Mendelssohn and the Rebirth of Bach's Music
Part 1 of a series devoted to the Revival of Historic Repertoire
by Kara Van Dine
Today in concert halls and opera houses, works from past eras dominate the repertoire. This has not always been the case. Audiences expected freshly composed works—in many instances, sacred vocal pieces would be composed for the next Sunday’s church services; operas would be commissioned for certain occasions, performed a few times and forgotten; and instrumental music would be composed for a specific commemoration or festival.
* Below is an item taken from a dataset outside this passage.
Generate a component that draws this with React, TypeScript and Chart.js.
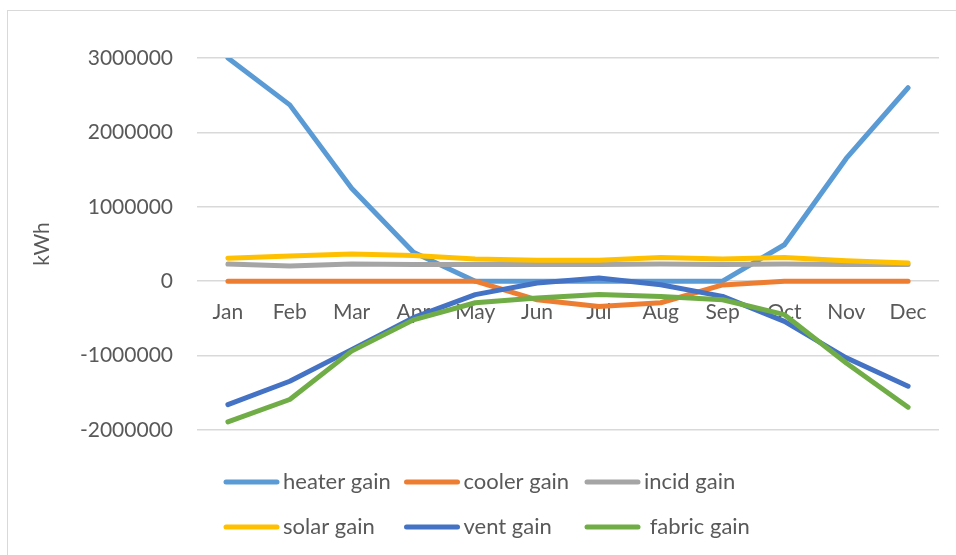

The idea of restoring “old” repertoire to modern audiences began with the rediscovery of Johann Sebastian Bach. The works of Bach, so revered today, received almost no performances between his death in 1750 and Felix Mendelssohn’s revival of Bach’s St. Matthew Passion in 1829. In his book entitled The Early Music Revival: A History, Harry Haskell explains that during the early nineteenth century an elite circle of aristocratic amateurs began to see late Renaissance and Baroque music as fashionable.[1] In 1800, Mendelssohn’s mentor, Carl Friedrich Zelter, began rehearsing Bach’s vocal music with Berlin’s Singakademie choir; however, Zelter felt that the works were too difficult to perform and not accessible to the general public. Haskell contends that “to the average concert-goer, the early music revival amounted as yet to little more than an esoteric fringe movement.”[2]
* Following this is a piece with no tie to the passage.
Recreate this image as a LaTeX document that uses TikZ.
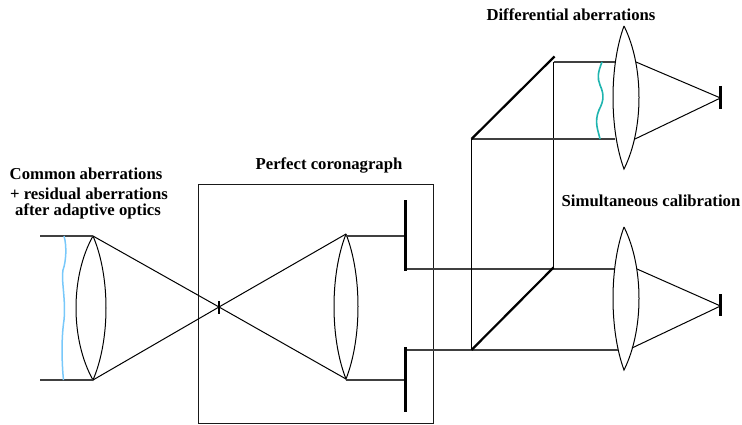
\documentclass[tikz,border=0pt]{standalone}
\usepackage{fontspec}
\setmainfont{Liberation Serif}
\definecolor{wavea}{RGB}{120,200,250}
\definecolor{waveb}{RGB}{30,180,175}
\tikzset{
  x=1pt,y=-1pt,
  beam/.style={line width=1.1pt,black!75},
  thin box/.style={line width=0.9pt,black!90},
  stopbar/.style={line width=2.6pt,black},
  mirror/.style={line width=2.2pt,black},
  lensline/.style={line width=1pt,black},
  lab/.style={font=\fontsize{16.7}{18}\selectfont\bfseries,inner sep=0pt,anchor=center},
}
\newcommand{\lens}[6]{% x, top, bottom, left, right, name
  \coordinate (#6t) at (#1,#2);
  \coordinate (#6b) at (#1,#3);
  \pgfmathsetmacro{\ctlL}{#4-(#1-#4)/3}
  \pgfmathsetmacro{\ctlR}{#5+(#5-#1)/3}
  \pgfmathsetmacro{\ya}{#2+(#3-#2)*0.28}
  \pgfmathsetmacro{\yb}{#3-(#3-#2)*0.28}
  \draw[lensline] (#6t) .. controls (\ctlL,\ya) and (\ctlL,\yb) .. (#6b)
                        .. controls (\ctlR,\yb) and (\ctlR,\ya) .. (#6t);
}
\begin{document}
\begin{tikzpicture}
\useasboundingbox (0,0) rectangle (742,425);
% coronagraph box
\coordinate (bxa) at (198.5,184.5);
\coordinate (bxb) at (433,423.2);
\draw[thin box] (bxa) rectangle (bxb);
% lenses
\lens{93}{236}{380}{76}{106}{la}
\lens{346}{234}{379}{334}{358}{lb}
\lens{624}{26}{169}{613}{639}{lc}
\lens{624}{227}{370}{613}{639}{ld}
% named points
\coordinate (ia) at (40,236);
\coordinate (ib) at (40,380);
\coordinate (f) at (219,307);
\coordinate (sa) at (405.5,236);
\coordinate (sb) at (405.5,380);
\coordinate (sat) at (405.5,200);
\coordinate (sab) at (405.5,271);
\coordinate (sbt) at (405.5,347);
\coordinate (sbb) at (405.5,412);
\coordinate (sc) at (405.5,269);
\coordinate (sd) at (405.5,350);
\coordinate (ma) at (471.5,350);
\coordinate (mb) at (553.5,267.5);
\coordinate (mc) at (471.5,139);
\coordinate (md) at (554.5,56.5);
\coordinate (me) at (553.5,62);
\coordinate (mf) at (553.5,269);
\coordinate (ua) at (615,62);
\coordinate (ub) at (615,139);
\coordinate (uc) at (614,269);
\coordinate (ud) at (618,350);
\coordinate (va) at (636,62);
\coordinate (vb) at (635,139);
\coordinate (vc) at (637,269);
\coordinate (vd) at (632,348);
\coordinate (fa) at (720.5,98);
\coordinate (fb) at (720.5,306);
% beams
\draw[beam] (ia) -- (lat);
\draw[beam] (ib) -- (lab);
\draw[lensline] (lat) -- (f) -- (lbb);
\draw[lensline] (lab) -- (f) -- (lbt);
\draw[beam] (lbt) ++(0,2) -- (sa);
\draw[beam] (lbb) ++(0,1) -- (sb);
\draw[beam] (sc) -- (mf) -- (uc);
\draw[beam] (sd) -- (ma) -- (ud);
\draw[lensline] (ma) -- (mc);
\draw[lensline] (mf) -- (me);
\draw[beam] (mc) -- (ub);
\draw[beam] (me) -- (ua);
\draw[lensline] (va) -- (fa) -- (vb);
\draw[lensline] (vc) -- (fb) -- (vd);
% stops
\draw[stopbar] (sat) -- (sab);
\draw[stopbar] (sbt) -- (sbb);
\draw[line width=1.6pt] (219,301) -- (219,314);
\draw[stopbar] (720.5,86) -- (720.5,109);
\draw[stopbar] (720.5,294) -- (720.5,316);
% mirrors
\draw[mirror] (ma) -- (mb);
\draw[mirror] (mc) -- (md);
% wavefronts
\draw[wavea,line width=1.5pt] (64,236) .. controls (67,246) and (66,262) .. (63,270)
  .. controls (61,280) and (66,300) .. (64,320) .. controls (61,340) and (62,365) .. (63.5,380);
\draw[waveb,line width=1.6pt] (602,62) .. controls (598,72) and (597,78) .. (600,85)
  .. controls (605,96) and (603,102) .. (599,110) .. controls (594,122) and (598,130) .. (600,139);
% labels
\node[lab] (t1) at (571,15) {Differential aberrations};
\node[lab] (t2) at (329,165) {Perfect coronagraph};
\node[lab] (t3) at (651,200.5) {Simultaneous calibration};
\node[lab] (t4) at (86,174) {Common aberrations};
\node[lab] (t5) at (89,193.5) {+ residual aberrations};
\node[lab] (t6) at (88,211) {after adaptive optics};
\end{tikzpicture}
\end{document}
However, “Mendelssohn changed all that by bringing Bach’s music out of the salons and into the public domain once and for all.”[3] After being introduced through his teacher, Zelter, to Bach’s vocal music and eventually acquiring a copy of the St. Matthew Passion, Mendelssohn began rehearsing this monumental work with a small group of singers during the winter of 1827. In January 1829, Mendelssohn and his colleague Eduard Devrient convinced Zelter to allow them to use the Singakademie for a public performance of the work. Nearly a thousand people witnessed the seminal performance of the St. Matthew Passion on March 11, 1829 with Mendelssohn conducting from the piano. With a choir of 158 singers, a full-sized Romantic orchestra, and significant cuts to the score, the performance did not attempt to recreate a baroque-style performance of the work (as it would have been heard by Bach’s contemporaries); but nonetheless, it was enthusiastically received.
The following day, Zelter reported to Goethe in a letter: “Our Bach music yesterday was happily launched and Felix made a strict, calm conductor. I sat with the score next to the orchestra so that I could observe both my folks [performers] and the public together.” And despite Zelter’s original doubts about the success of public performances of Bach’s works, two additional performances were scheduled within the next month, each before a capacity crowd. Zelter himself conducted the third performance, on Good Friday April 17th.
Before long, historical concerts were all the rage in the musical capitals of Europe. In Leipzig, Mendelssohn conducted a series of historical concerts with the Gewandhaus Orchestra in the 1830s and 1840s. In 1832, the Belgian scholar François-Joseph Fétis initiated a series of historical concerts in Paris that included a variety of Renaissance and Baroque vocal works including one concert devoted to opera from its inception in 1600 through contemporary opera of the 1830s. Indeed, Haskell’s characterization of the nineteenth century as an “age of musical archaeology,” with the St. Matthew Passion as “its first major find”[4] aptly describes the fervor this repertoire created.
[1] See Harry Haskell, The Early Music Revival: A History (London: Thames and Hudson, 1988), page 15.